Gender implications of structural adjustment programmes
Lingam, L. / Economic and Political Weekly (EPW), India , 2006

This paper provides a critical review of selected literature emerging from the African, Latin American, Caribbean and Asian countries that have adopted structural adjustment programmes (SAPs) and throws light on the multidimensionality of effects the effects of SAPs at the household level and the cumulative gender implications. Major areas of concern revolve around examining household survival strategies as ways of coping with these impacts at the household level.

In particular, this paper attempts to capture significant areas of concern that emerge from the literature around: women’s work, poverty and structural adjustment; household survival strategies; and growing orthodoxy and the extant critique around gender, poverty, household headship and household survival strategies.

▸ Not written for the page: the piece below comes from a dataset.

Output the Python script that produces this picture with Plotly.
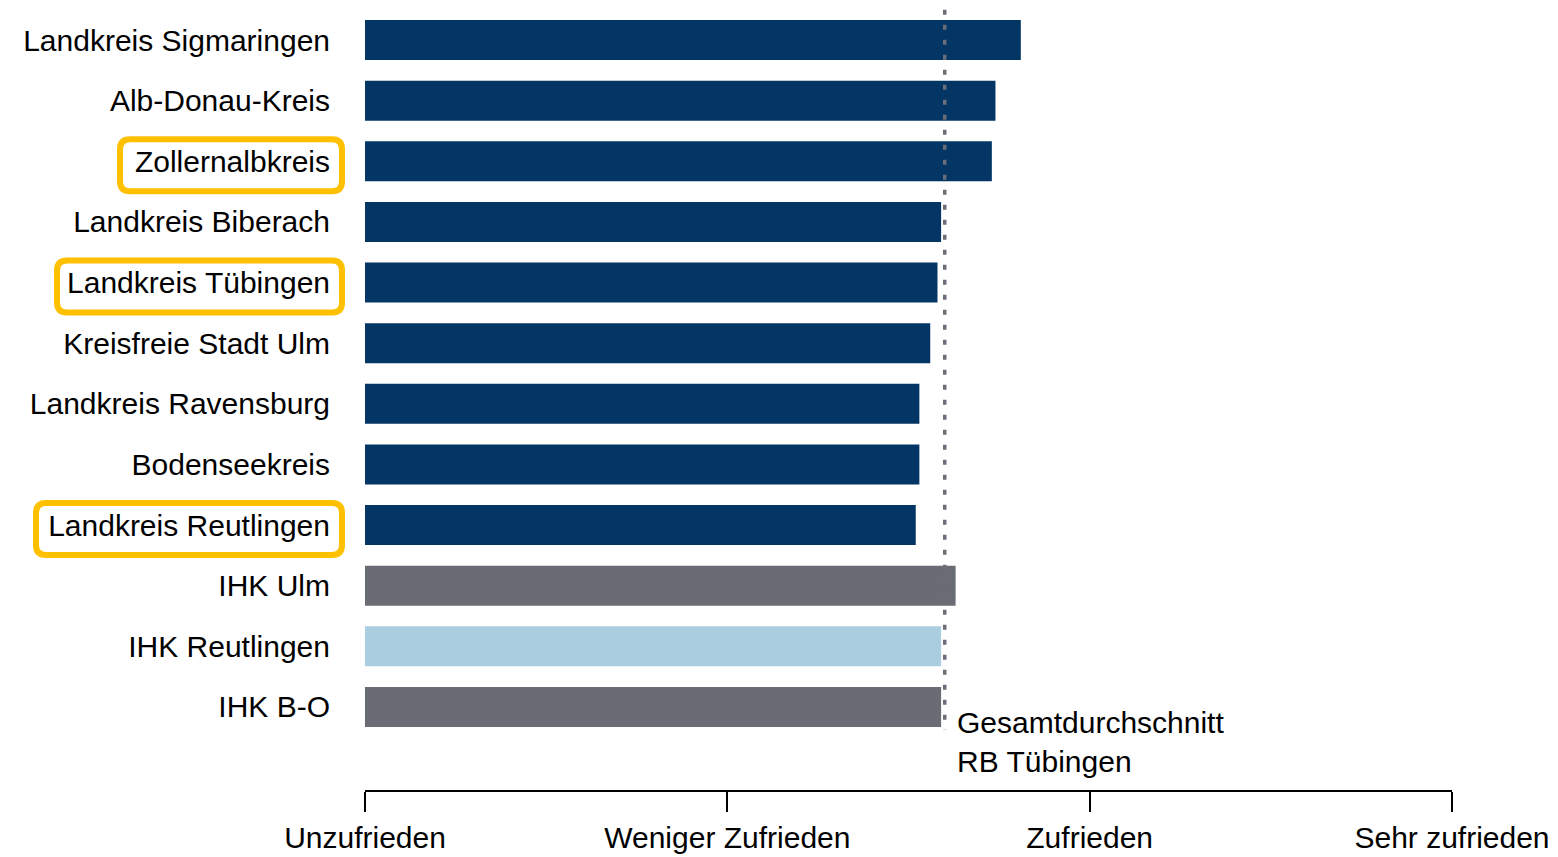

The author’s findings include:

  • much of the literature reviewed does not explain sufficiently the demand side factors that provide, constrain or shape women’s work opportunities. Research in this area has to be strengthened with methodologically well-designed quantitative studies or qualitative studies that capture the nuances of experiencing implications of public policies in private lives
  • the literature shows a broad consensus regarding the determinants of women’s work, increase in women’s public domain work as a strategy for survival of households
  • most studies recorded the growth in the informal sector and specifically increase of women in this sector
  • few studies have reported an increase in women’s negotiating power within the household. At the same time, loss of employment, lack of sufficient income, and increase in alcoholism were reported as causes for increased domestic violence, mental stress and the rise of suicides in some countries
  • "women” as a resource for globalising capital, which simultaneously incorporates women’s work but undermines its significance, is apparent through the literature.